Luke Smith: If the mantra of a pretty car being a fast car is true, then Toro Rosso should sweep to both titles this year. Somehow, I think that won’t be the case. Toro Rosso can definitely get in the mix in the midfield, perhaps even with the likes of Force India and Williams. The STR12 looks good, and the comparison to Mercedes of massive interest to the paddock. With the right car, Sainz has a chance to make his name this year much as Sebastian Vettel did with Toro Rosso in 2008 – and maybe Kvyat can remind the world that he has the makings of a very competent grand prix racer.
Tony DiZinno: The livery’s flashy, the lineup’s solid, and the James Key-penned car looks sorted for most everyone’s favorite B-team in Scuderia Toro Rosso. With the livery shift and the retention of the ridiculously good Carlos Sainz Jr. along with the experience of Daniil Kvyat, there’s a festive flair around Toro Rosso that they’re finally poised to emerge from Red Bull’s shadow. I could see an outside shot of a podium happening at least once, with a handful of top-fives and consistent top-seven or eighth-place finishes helping propel the team into the top six, potentially top five, on the grid.
Kyle Lavigne: Scuderia Toro Rosso appear to have a solid chassis, though reliability with Renault’s power unit is a big question mark. Still, one the big storylines with this team is its driver lienup, as Carlos Sainz Jr. and Daniil Kvyat retain their seats, but both could be on thin ice. Toro Rosso has a history of moving on from young drivers who are underperforming. While Sainz Jr. did well to finish 12th in the 2016 driver’s championship, buoyed by two sixth-place finishes in the final four races, he would do well to consistently challenge to be in Q3 of qualifying along with being a regular points scorer. For Kvyat, he’ll need to rebound from a terrible 2016 season that saw him demoted from the Red Bull ‘A team’ to its ‘B team’ five races in. If he struggles in the same he way he did in the second half of 2016, Kvyat’s days as a Formula 1 driver could be numbered.

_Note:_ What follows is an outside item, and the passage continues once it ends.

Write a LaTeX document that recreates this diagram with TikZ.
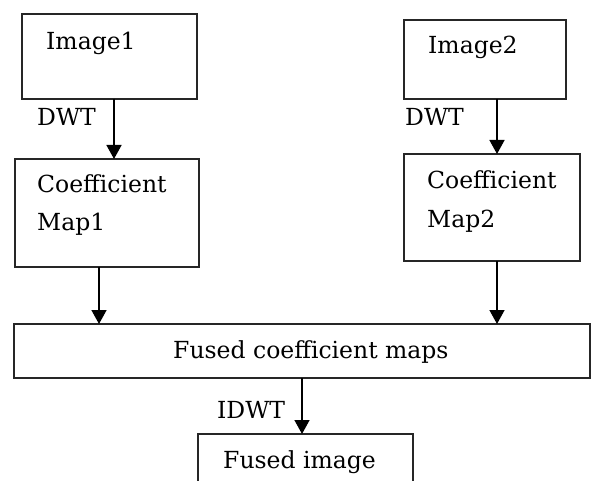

Key: F1 technical rule changes for 2017 the biggest in 20 years
Scuderia Toro Rosso technical chief James Key believes that the changes to the regulations for the 2017 Formula 1 season are the biggest that the sport has seen in 20 years.
As part of a bid to make F1 cars look more radical and gain multiple seconds per lap, the technical regulations have been overhauled for 2017, with a particular focus on tires and bodywork.
Key discussed the challenge facing each team heading into 2017, believing the changes to be greater than any he has experienced through his F1 career.
“It’s a massive change. Honestly, from a bodywork and suspension and tire point of view, this is the biggest one that I’ve personally experienced in almost 19 years in F1,” Key said.
“From a chassis point of view, it’s the biggest change of the past two decades, even bigger than 2009 and certainly bigger than 2014. These are exciting times!
“Basically, there are two processes going on. Firstly, you’ve got the enormous amount of research you have to do to try and understand what makes a car with these new regulations tick, without any experience of them in reality, because for a long time, we can only operate in the virtual world. That process comes to an end in January.
“Secondly you hit the track for winter testing, after which you go and do a season with all this work that for a long time existed in your virtual world.
“We tentatively started the 2017 project in September 2015, so it’s been 14 months so far. Back then, the chassis regulations hadn’t been finalized but we thought that with any change of this nature, the sooner you start, the better.”